> [Task to carry out]
Don't include pictures. Quote the lines below from the first through the line that contains "(0,0) rectangle (879,643);".

──────

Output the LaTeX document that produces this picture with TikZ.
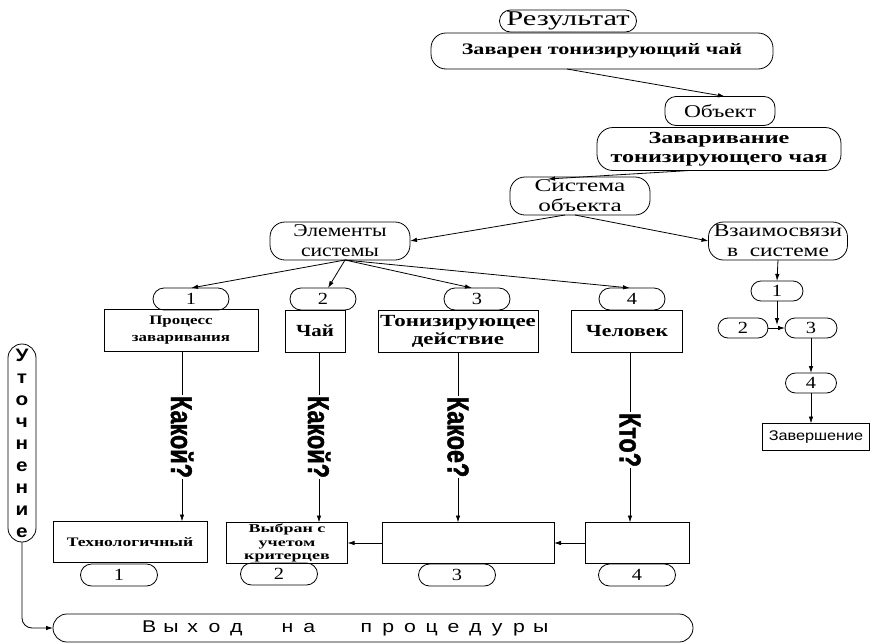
\documentclass[tikz,border=0pt]{standalone}
\usepackage{fontspec}
\setmainfont{Liberation Serif}
\setsansfont{Liberation Sans}
\usetikzlibrary{arrows.meta,calc}
% size, leading, horizontal stretch
\newcommand\setfnt[3]{\fontsize{#1}{#2}\selectfont\addfontfeature{FakeStretch=#3}}
% one spaced letter of the bottom bar
\newcommand\ltr[1]{\makebox[21.8pt]{#1}}
\begin{document}
\begin{tikzpicture}[x=1pt,y=-1pt,
  every node/.style={inner sep=0pt,outer sep=0pt},
  pill/.style={draw,line width=0.8pt,rounded corners=11pt,align=center},
  nbox/.style={draw,line width=0.8pt,align=center},
  link/.style={line width=0.8pt,-{Latex[length=7pt,width=4.5pt]}},
  plain/.style={line width=0.8pt},
  qlabel/.style={rotate=-90,fill=white,inner sep=1pt,font=\sffamily\bfseries\setfnt{30}{30}{0.78}\addfontfeature{FakeBold=1.5}},
  numfont/.style={font=\setfnt{17}{17}{1.2}}
]
\useasboundingbox (0,0) rectangle (879,643);

% top chain
\node[pill,minimum width=137,minimum height=22,font=\setfnt{21}{21}{1.45}] (res) at (568,21) {Результат};
\node[pill,rounded corners=15pt,minimum width=342,minimum height=36,font=\bfseries\setfnt{16}{16}{1.38}] (tea) at (602,51) {Заварен тонизирующий чай};
\node[pill,minimum width=110,minimum height=29,font=\setfnt{18}{18}{1.3}] (obj) at (720,111) {Объект};
\node[pill,rounded corners=16pt,minimum width=244,minimum height=43,font=\bfseries\setfnt{17}{19}{1.42}] (brew) at (719,149) {Заваривание\\тонизирующего чая};
\node[pill,rounded corners=15pt,minimum width=140,minimum height=38,font=\setfnt{18}{20}{1.4}] (sys) at (580,196) {Система\\объекта};
\node[pill,rounded corners=15pt,minimum width=140,minimum height=38,font=\setfnt{18}{20}{1.2}] (elem) at (340,241) {Элементы\\системы};
\node[pill,rounded corners=15pt,minimum width=139,minimum height=38,font=\setfnt{18}{20}{1.3}] (rel) at (778,241) {Взаимосвязи\\в\ \ системе};

\draw[link] ($(tea.south)+(-35,0)$) -- ($(obj.north)+(5,0)$);
\draw[link] ($(brew.south)+(-29,0)$) -- ($(sys.north)+(-32,2)$);
\draw[link] ($(sys.south)+(-15,0)$) -- (elem.east);
\draw[link] ($(sys.south)+(-5,0)$) -- (rel.west);

% element numbers
\node[pill,minimum width=76,minimum height=22,numfont] (e1) at (191,299) {1};
\node[pill,minimum width=66,minimum height=22,numfont] (e2) at (323,299) {2};
\node[pill,minimum width=66,minimum height=22,numfont] (e3) at (477,299) {3};
\node[pill,minimum width=66,minimum height=22,numfont] (e4) at (632,299) {4};
\draw[link] ($(elem.south)+(5,0)$) -- (e1.north);
\draw[link] ($(elem.south)+(5,0)$) -- ($(e2.north)+(5,0)$);
\draw[link] ($(elem.south)+(5,0)$) -- ($(e3.north)+(-5,0)$);
\draw[link] ($(elem.south)+(5,0)$) -- ($(e4.north)+(-2,0)$);

% elements
\node[nbox,minimum width=154,minimum height=42,font=\bfseries\setfnt{13}{17}{1.3}] (b1) at (181,330) {Процесс\\заваривания};
\node[nbox,minimum width=60,minimum height=42,font=\bfseries\setfnt{17}{17}{1.23}] (b2) at (315,331) {Чай};
\node[nbox,minimum width=160,minimum height=42,font=\bfseries\setfnt{17}{18}{1.35}] (b3) at (458,331) {Тонизирующее\\действие};
\node[nbox,minimum width=111,minimum height=42,font=\bfseries\setfnt{17}{17}{1.28}] (b4) at (627,331) {Человек};

% questions
\node[qlabel] (q1) at (182,437) {Какой?};
\node[qlabel] (q2) at (319,437) {Какой?};
\node[qlabel] (q3) at (458,437) {Какое?};
\node[qlabel] (q4) at (630,440) {Кто?};

% answers
\node[nbox,minimum width=154,minimum height=41,font=\bfseries\setfnt{13}{13}{1.35}] (r1) at (130,542) {Технологичный};
\node[nbox,minimum width=121,minimum height=41,font=\bfseries\setfnt{12}{13.3}{1.5}] (r2) at (287,543) {Выбран с\\учетом\\критерцев};
\node[nbox,minimum width=172,minimum height=41] (r3) at (468,543) {};
\node[nbox,minimum width=104,minimum height=41] (r4) at (637,543) {};

\draw[plain] (b1.south -| q1) -- (q1.west);
\draw[link] (q1.east) -- (q1.east |- r1.north);
\draw[plain] (b2.south -| q2) -- (q2.west);
\draw[link] (q2.east) -- (q2.east |- r2.north);
\draw[plain] (b3.south -| q3) -- (q3.west);
\draw[link] (q3.east) -- (q3.east |- r3.north);
\draw[plain] (b4.south -| q4) -- (q4.west);
\draw[link] (q4.east) -- (q4.east |- r4.north);

\draw[link] (r4.west) -- (r3.east);
\draw[link] (r3.west) -- (r2.east);

\node[pill,minimum width=77,minimum height=22,numfont] (a1) at (119,575) {1};
\node[pill,minimum width=77,minimum height=22,numfont] (a2) at (279,574) {2};
\node[pill,minimum width=77,minimum height=22,numfont] (a3) at (457,575) {3};
\node[pill,minimum width=77,minimum height=22,numfont] (a4) at (637,575) {4};

% refinement and exit
\node[pill,rounded corners=14pt,minimum width=28,minimum height=198,font=\sffamily\bfseries\setfnt{18}{22}{1.15}] (ut) at (22,443) {У\\т\\о\\ч\\н\\е\\н\\и\\е};
\node[pill,rounded corners=14pt,minimum width=640,minimum height=28,font=\sffamily\setfnt{17}{17}{1.25}] (vyh) at (373,628)
  {\ltr{В}\ltr{ы}\ltr{х}\ltr{о}\ltr{д}\hspace{29.3pt}\ltr{н}\ltr{а}\hspace{35.3pt}\ltr{п}\ltr{р}\ltr{о}\ltr{ц}\ltr{е}\ltr{д}\ltr{у}\ltr{р}\ltr{ы}\hspace{56pt}};
\draw[link,rounded corners=10pt] (ut.south) |- (vyh.west);

% relations chain
\node[pill,rounded corners=10pt,minimum width=52,minimum height=20,numfont] (o1) at (777,291) {1};
\node[pill,rounded corners=10pt,minimum width=50,minimum height=20,numfont] (o2) at (743,328) {2};
\node[pill,rounded corners=10pt,minimum width=52,minimum height=20,numfont] (o3) at (811,328) {3};
\node[pill,rounded corners=10pt,minimum width=51,minimum height=20,numfont] (o4) at (811,383) {4};
\node[nbox,minimum width=107,minimum height=27,font=\sffamily\setfnt{14}{14}{1.16}] (fin) at (816,437) {Завершение};
\coordinate (join) at ($(o1.south |- o2.east)+(0,-3)$);
\draw[link] (rel.south) -- (o1.north);
\draw[link] (o1.south) -- (join);
\draw[link] (o2.east) -- (o3.west);
\draw[link] (o3.south) -- (o4.north);
\draw[link] (o4.south) -- (o4.south |- fin.north);
\end{tikzpicture}
\end{document}
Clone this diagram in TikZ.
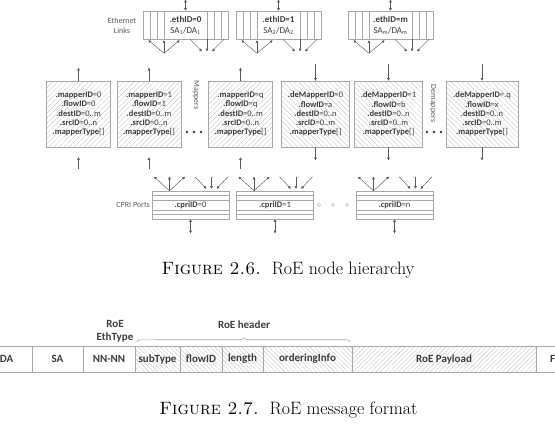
\documentclass[tikz,border=0pt]{standalone}
\usepackage{fontspec}
\newfontfamily\carlito{Carlito}
\usetikzlibrary{arrows.meta,patterns.meta,decorations.pathreplacing,calc}
\definecolor{txt}{HTML}{3C3C3C}
\definecolor{lblgray}{HTML}{5A5A5A}
\definecolor{edgegray}{HTML}{A8A8A8}
\definecolor{hatch}{HTML}{CACACA}
\tikzset{
	>={Triangle[length=2.6pt,width=2.6pt]},
	arr/.style={draw=black!65, line width=0.45pt},
	box/.style={draw=edgegray, line width=0.55pt, inner sep=0pt, text=txt, align=center},
	ethbox/.style={box, minimum width=85pt, minimum height=28pt, font=\carlito\fontsize{9}{11}\selectfont},
	mapbox/.style={box, minimum width=64pt, minimum height=66pt, font=\carlito\fontsize{8.5}{9.2}\selectfont, pattern={Lines[angle=45,distance=3.6pt,line width=0.4pt]}, pattern color=hatch},
	demapbox/.style={mapbox, minimum width=68pt, pattern={Lines[angle=-45,distance=3.6pt,line width=0.4pt]}},
	cpribox/.style={box, minimum width=77pt, minimum height=28pt, font=\carlito\fontsize{8.5}{10}\selectfont},
	lbl/.style={text=lblgray, font=\carlito\fontsize{8}{10}\selectfont, align=center, inner sep=0pt},
	fld/.style={box, minimum height=26pt, font=\carlito\bfseries\fontsize{11}{13}\selectfont},
	hdr/.style={fld, pattern={Lines[angle=-45,distance=3.2pt,line width=0.4pt]}, pattern color=hatch},
	hdrlbl/.style={text=txt, font=\carlito\bfseries\fontsize{11}{13}\selectfont, align=center, inner sep=0pt},
	figcap/.style={font=\fontsize{17.9}{21}\selectfont, anchor=base, inner sep=0pt},
}
\begin{document}
\begin{tikzpicture}[x=1pt,y=-1pt]
	\useasboundingbox (0,0) rectangle (555,440);
	\clip (0,0) rectangle (555,440);
	\node	(e0) at (185.5,25) [ethbox] {\textbf{.ethID=0}\\SA\textsubscript{1}/DA\textsubscript{1}};
	\node	(e1) at (278.5,25) [ethbox] {\textbf{.ethID=1}\\SA\textsubscript{2}/DA\textsubscript{2}};
	\node	(em) at (390.5,25) [ethbox] {\textbf{.ethID=m}\\SA\textsubscript{m}/DA\textsubscript{m}};
	\node	(eth) at (122,26) [lbl] {Ethernet\\Links};
	\node	(m0) at (78.5,114) [mapbox] {\textbf{.mapperID}=0\\\textbf{.flowID}=0\\\textbf{.destID}=0..m\\\textbf{.srcID}=0..n\\\textbf{.mapperType}[]};
	\node	(m1) at (149,114) [mapbox] {\textbf{.mapperID}=1\\\textbf{.flowID}=1\\\textbf{.destID}=0..m\\\textbf{.srcID}=0..n\\\textbf{.mapperType}[]};
	\node	(mq) at (240.5,114) [mapbox] {\textbf{.mapperID}=q\\\textbf{.flowID}=q\\\textbf{.destID}=0..m\\\textbf{.srcID}=0..n\\\textbf{.mapperType}[]};
	\node	(d0) at (315.5,114) [demapbox] {\textbf{.deMapperID}=0\\\textbf{.flowID}=a\\\textbf{.destID}=0..n\\\textbf{.srcID}=0..m\\\textbf{.mapperType}[]};
	\node	(d1) at (388.5,114) [demapbox] {\textbf{.deMapperID}=1\\\textbf{.flowID}=b\\\textbf{.destID}=0..n\\\textbf{.srcID}=0..m\\\textbf{.mapperType}[]};
	\node	(dq) at (482,114) [demapbox, minimum width=72pt] {\textbf{.deMapperID}=.q\\\textbf{.flowID}=x\\\textbf{.destID}=0..n\\\textbf{.srcID}=0..m\\\textbf{.mapperType}[]};
	\node	(map) at (196,95) [lbl, rotate=-90] {Mappers};
	\node	(demap) at (433,103.5) [lbl, rotate=-90] {Demappers};
	\node	(c0) at (190.5,205) [cpribox] {\textbf{.cpriID}=0};
	\node	(c1) at (275,205) [cpribox] {\textbf{.cpriID}=1};
	\node	(cn) at (394.5,205) [cpribox] {\textbf{.cpriID}=n};
	\node	(cpri) at (150,205) [lbl, anchor=east] {CPRI Ports};
	\foreach \n in {e0,e1,em}
		\foreach \k in {1,2,3,9,10,11}
			\draw[edgegray, line width=0.5pt] ($(\n.north west)!\k/12!(\n.north east)$) -- ($(\n.south west)!\k/12!(\n.south east)$);
	\foreach \n in {c0,c1,cn}
		\foreach \k in {1,2,4,5}
			\draw[edgegray, line width=0.5pt] ($(\n.north west)!\k/6!(\n.south west)$) -- ($(\n.north east)!\k/6!(\n.south east)$);
	\foreach \n in {e0,e1,em} {
		\foreach \dx in {-15.5,0,15.5} {
			\draw[arr,->] ([shift={(-21.5,14)}]\n.south) -- ([shift={({-21.5+\dx},1)}]\n.south);
			\draw[arr,->] ([shift={({21.5+1.1*\dx},0)}]\n.south) -- ([shift={({21.5+\dx/3},12)}]\n.south);
		}
		\draw[arr,<->] (\n.north) -- ++(0,-11);
	}
	\foreach \n in {m0,m1,mq} {
		\draw[arr,->] (\n.north) -- ++(0,-13);
		\draw[arr,<-,shorten <=10pt] (\n.south) -- ++(0,22);
	}
	\foreach \n in {d0,d1,dq} {
		\draw[arr,<-] (\n.north) -- ++(0,-17);
		\draw[arr,->] (\n.south) -- ++(0,13);
	}
	\foreach \n in {c0,c1,cn} {
		\foreach \dx in {-15.5,0,15.5} {
			\draw[arr,->] ([xshift=-21pt]\n.north) -- ([shift={({-21+\dx},-14)}]\n.north);
			\draw[arr,->] ([shift={({21+1.06*\dx},-14)}]\n.north) -- ([shift={({21+\dx/3},-2)}]\n.north);
		}
		\draw[arr,<->] (\n.south) -- ++(0,14);
	}
	\foreach \i in {0,1,2} {
		\fill[txt] (187+7*\i,132) circle (1.3pt);
		\fill[txt] (427+7*\i,132) circle (1.3pt);
		\draw[edgegray] (319+14*\i,205) circle (1.6pt);
	}
	\node	(f1) at (288,274) [figcap] {\textsc{Figure 2.6.}\ \ RoE node hierarchy};
	\node	(da) at (6.5,359) [fld, minimum width=51pt] {DA};
	\node	(sa) at (57.5,359) [fld, minimum width=51pt] {SA};
	\node	(nn) at (109,359) [fld, minimum width=52pt] {NN-NN};
	\node	(sub) at (157.5,359) [hdr, minimum width=45pt] {subType};
	\node	(flow) at (201,359) [hdr, minimum width=42pt] {flowID};
	\node	(len) at (242.5,359) [hdr, minimum width=41pt] {length};
	\node	(ord) at (307.5,359) [hdr, minimum width=89pt] {orderingInfo};
	\node	(pay) at (444,359) [fld, minimum width=184pt, pattern={Lines[angle=45,distance=3.2pt,line width=0.4pt]}, pattern color=hatch] {RoE Payload};
	\node	(fcs) at (558,359) [fld, minimum width=44pt] {FCS};
	\node	(ethtype) at (115,331.5) [hdrlbl] {RoE\\EthType};
	\node	(roehdr) at (244,325) [hdrlbl] {RoE header};
	\draw[edgegray, line width=0.6pt, decorate, decoration={brace, amplitude=4pt}] ([shift={(2,-4)}]sub.north west) -- ([shift={(-2,-4)}]ord.north east);
	\node	(f2) at (288.5,414) [figcap] {\textsc{Figure 2.7.}\ \ RoE message format};
\end{tikzpicture}
\end{document}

──────

> [Exercise output]
Output the LaTeX document that produces this picture with TikZ.
\documentclass[tikz,border=0pt]{standalone}
\usepackage{fontspec}
\setmainfont{Liberation Serif}
\setsansfont{Liberation Sans}
\usetikzlibrary{arrows.meta,calc}
% size, leading, horizontal stretch
\newcommand\setfnt[3]{\fontsize{#1}{#2}\selectfont\addfontfeature{FakeStretch=#3}}
% one spaced letter of the bottom bar
\newcommand\ltr[1]{\makebox[21.8pt]{#1}}
\begin{document}
\begin{tikzpicture}[x=1pt,y=-1pt,
  every node/.style={inner sep=0pt,outer sep=0pt},
  pill/.style={draw,line width=0.8pt,rounded corners=11pt,align=center},
  nbox/.style={draw,line width=0.8pt,align=center},
  link/.style={line width=0.8pt,-{Latex[length=7pt,width=4.5pt]}},
  plain/.style={line width=0.8pt},
  qlabel/.style={rotate=-90,fill=white,inner sep=1pt,font=\sffamily\bfseries\setfnt{30}{30}{0.78}\addfontfeature{FakeBold=1.5}},
  numfont/.style={font=\setfnt{17}{17}{1.2}}
]
\useasboundingbox (0,0) rectangle (879,643);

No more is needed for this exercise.